Write the data below out exactly as it stands. Do not include the pictures.
>> Start DATA SECTION
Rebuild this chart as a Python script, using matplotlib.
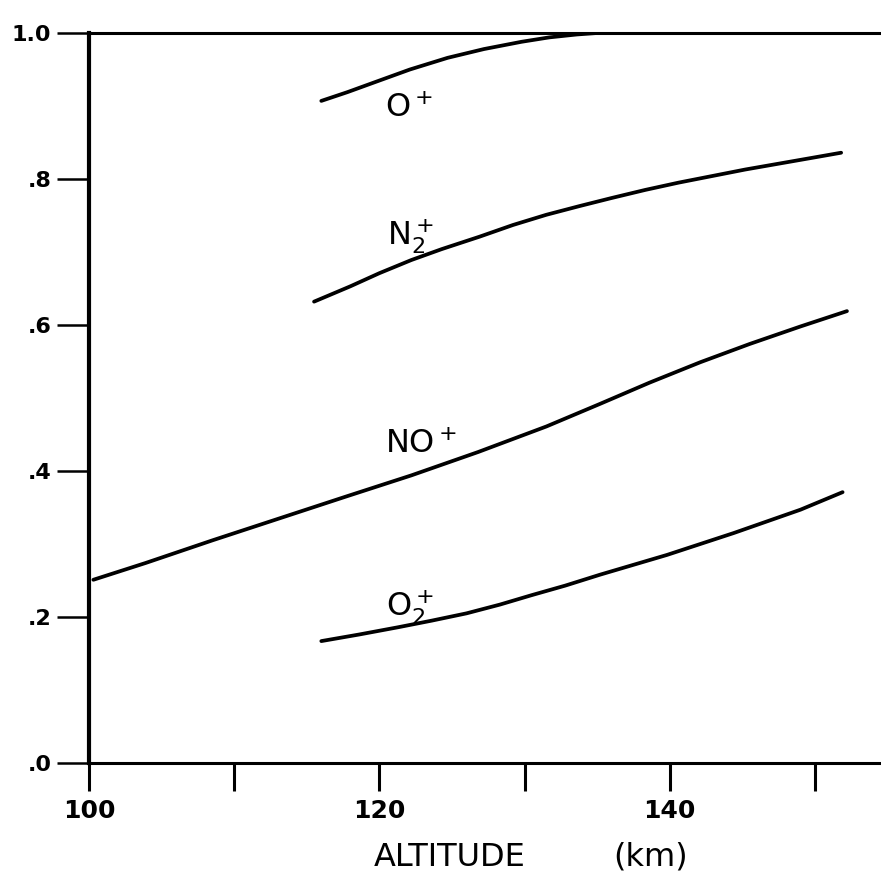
import numpy as np
import matplotlib.pyplot as plt

# relative ion composition vs altitude
alt_o = [116.0, 117.8, 119.6, 122.1, 124.7, 127.2, 129.8, 131.7, 133.6, 135.0]
frac_o = [0.907, 0.919, 0.932, 0.950, 0.966, 0.978, 0.988, 0.994, 0.998, 1.0]

alt_n2 = [115.5, 118.0, 120.0, 122.2, 124.3, 126.9, 129.2, 131.5, 133.8, 136.0, 138.3, 140.6, 142.9, 145.2, 147.5, 149.8, 151.8]
frac_n2 = [0.632, 0.653, 0.671, 0.689, 0.704, 0.721, 0.737, 0.751, 0.763, 0.774, 0.785, 0.795, 0.804, 0.813, 0.821, 0.829, 0.836]

alt_no = [100.3, 103.9, 108.5, 113.1, 117.7, 122.2, 126.8, 131.5, 135.2, 138.6, 142.1, 145.5, 149.0, 152.2]
frac_no = [0.251, 0.274, 0.305, 0.335, 0.365, 0.394, 0.426, 0.461, 0.492, 0.521, 0.549, 0.574, 0.598, 0.619]

alt_o2 = [116.0, 118.6, 121.3, 123.6, 126.0, 128.3, 130.5, 132.8, 135.2, 139.8, 144.4, 149.0, 151.9]
frac_o2 = [0.167, 0.176, 0.186, 0.195, 0.205, 0.217, 0.230, 0.243, 0.258, 0.285, 0.315, 0.347, 0.371]

xticks_major = [100, 120, 140]
xticks_minor = [110, 130, 150]
yticks = [0.0, 0.2, 0.4, 0.6, 0.8, 1.0]
ytick_labels = ['.0', '.2', '.4', '.6', '.8', '1.0']

plt.rcParams['mathtext.default'] = 'regular'

fig = plt.figure(figsize=(8.81, 8.81), dpi=100)
ax = fig.add_axes([89 / 881, 1 - 763 / 881, 1 - 89 / 881, 730 / 881])

lw = 2.7
for a, f in [(alt_o, frac_o), (alt_n2, frac_n2), (alt_no, frac_no), (alt_o2, frac_o2)]:
    ax.plot(a, f, color='black', lw=lw, solid_capstyle='round', solid_joinstyle='round')

ax.text(120.4, 0.885, r'O$^+$', fontsize=23, ha='left', va='baseline')
ax.text(120.5, 0.710, r'N$_2^+$', fontsize=23, ha='left', va='baseline')
ax.text(120.4, 0.425, r'NO$^+$', fontsize=23, ha='left', va='baseline')
ax.text(120.45, 0.201, r'O$_2^+$', fontsize=23, ha='left', va='baseline')

ax.set_xlim(100, 100 + (881 - 89) / 14.52)
ax.set_ylim(0, 1.0)

ax.spines['right'].set_visible(False)
ax.spines['left'].set_linewidth(3.0)
ax.spines['bottom'].set_linewidth(2.2)
ax.spines['top'].set_linewidth(2.2)

ax.set_xticks(xticks_major)
ax.set_xticklabels([str(v) for v in xticks_major], fontsize=18, fontweight='bold')
ax.set_xticks(xticks_minor, minor=True)
ax.tick_params(axis='x', which='both', direction='out', length=20, width=2.2, pad=6)

ax.set_yticks(yticks)
ax.set_yticklabels(ytick_labels, fontsize=16, fontweight='bold')
ax.tick_params(axis='y', direction='out', length=23, width=1.8, pad=4)

# axis title, hand-lettered with a wide gap before the unit
fig.text(450 / 881, 1 - 857 / 881, 'ALTITUDE', fontsize=23, ha='center', va='center')
fig.text(651 / 881, 1 - 857 / 881, '(km)', fontsize=23, ha='center', va='center')

fig.savefig('out.png', dpi=100)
>> End DATA SECTION
__SOLVED PROBLEM__.
Rebuild this chart as a Python script, using matplotlib.
import numpy as np
import matplotlib.pyplot as plt

# relative ion composition vs altitude
alt_o = [116.0, 117.8, 119.6, 122.1, 124.7, 127.2, 129.8, 131.7, 133.6, 135.0]
frac_o = [0.907, 0.919, 0.932, 0.950, 0.966, 0.978, 0.988, 0.994, 0.998, 1.0]

alt_n2 = [115.5, 118.0, 120.0, 122.2, 124.3, 126.9, 129.2, 131.5, 133.8, 136.0, 138.3, 140.6, 142.9, 145.2, 147.5, 149.8, 151.8]
frac_n2 = [0.632, 0.653, 0.671, 0.689, 0.704, 0.721, 0.737, 0.751, 0.763, 0.774, 0.785, 0.795, 0.804, 0.813, 0.821, 0.829, 0.836]

alt_no = [100.3, 103.9, 108.5, 113.1, 117.7, 122.2, 126.8, 131.5, 135.2, 138.6, 142.1, 145.5, 149.0, 152.2]
frac_no = [0.251, 0.274, 0.305, 0.335, 0.365, 0.394, 0.426, 0.461, 0.492, 0.521, 0.549, 0.574, 0.598, 0.619]

alt_o2 = [116.0, 118.6, 121.3, 123.6, 126.0, 128.3, 130.5, 132.8, 135.2, 139.8, 144.4, 149.0, 151.9]
frac_o2 = [0.167, 0.176, 0.186, 0.195, 0.205, 0.217, 0.230, 0.243, 0.258, 0.285, 0.315, 0.347, 0.371]

xticks_major = [100, 120, 140]
xticks_minor = [110, 130, 150]
yticks = [0.0, 0.2, 0.4, 0.6, 0.8, 1.0]
ytick_labels = ['.0', '.2', '.4', '.6', '.8', '1.0']

plt.rcParams['mathtext.default'] = 'regular'

fig = plt.figure(figsize=(8.81, 8.81), dpi=100)
ax = fig.add_axes([89 / 881, 1 - 763 / 881, 1 - 89 / 881, 730 / 881])

lw = 2.7
for a, f in [(alt_o, frac_o), (alt_n2, frac_n2), (alt_no, frac_no), (alt_o2, frac_o2)]:
    ax.plot(a, f, color='black', lw=lw, solid_capstyle='round', solid_joinstyle='round')

ax.text(120.4, 0.885, r'O$^+$', fontsize=23, ha='left', va='baseline')
ax.text(120.5, 0.710, r'N$_2^+$', fontsize=23, ha='left', va='baseline')
ax.text(120.4, 0.425, r'NO$^+$', fontsize=23, ha='left', va='baseline')
ax.text(120.45, 0.201, r'O$_2^+$', fontsize=23, ha='left', va='baseline')

ax.set_xlim(100, 100 + (881 - 89) / 14.52)
ax.set_ylim(0, 1.0)

ax.spines['right'].set_visible(False)
ax.spines['left'].set_linewidth(3.0)
ax.spines['bottom'].set_linewidth(2.2)
ax.spines['top'].set_linewidth(2.2)

ax.set_xticks(xticks_major)
ax.set_xticklabels([str(v) for v in xticks_major], fontsize=18, fontweight='bold')
ax.set_xticks(xticks_minor, minor=True)
ax.tick_params(axis='x', which='both', direction='out', length=20, width=2.2, pad=6)

ax.set_yticks(yticks)
ax.set_yticklabels(ytick_labels, fontsize=16, fontweight='bold')
ax.tick_params(axis='y', direction='out', length=23, width=1.8, pad=4)

# axis title, hand-lettered with a wide gap before the unit
fig.text(450 / 881, 1 - 857 / 881, 'ALTITUDE', fontsize=23, ha='center', va='center')
fig.text(651 / 881, 1 - 857 / 881, '(km)', fontsize=23, ha='center', va='center')

fig.savefig('out.png', dpi=100)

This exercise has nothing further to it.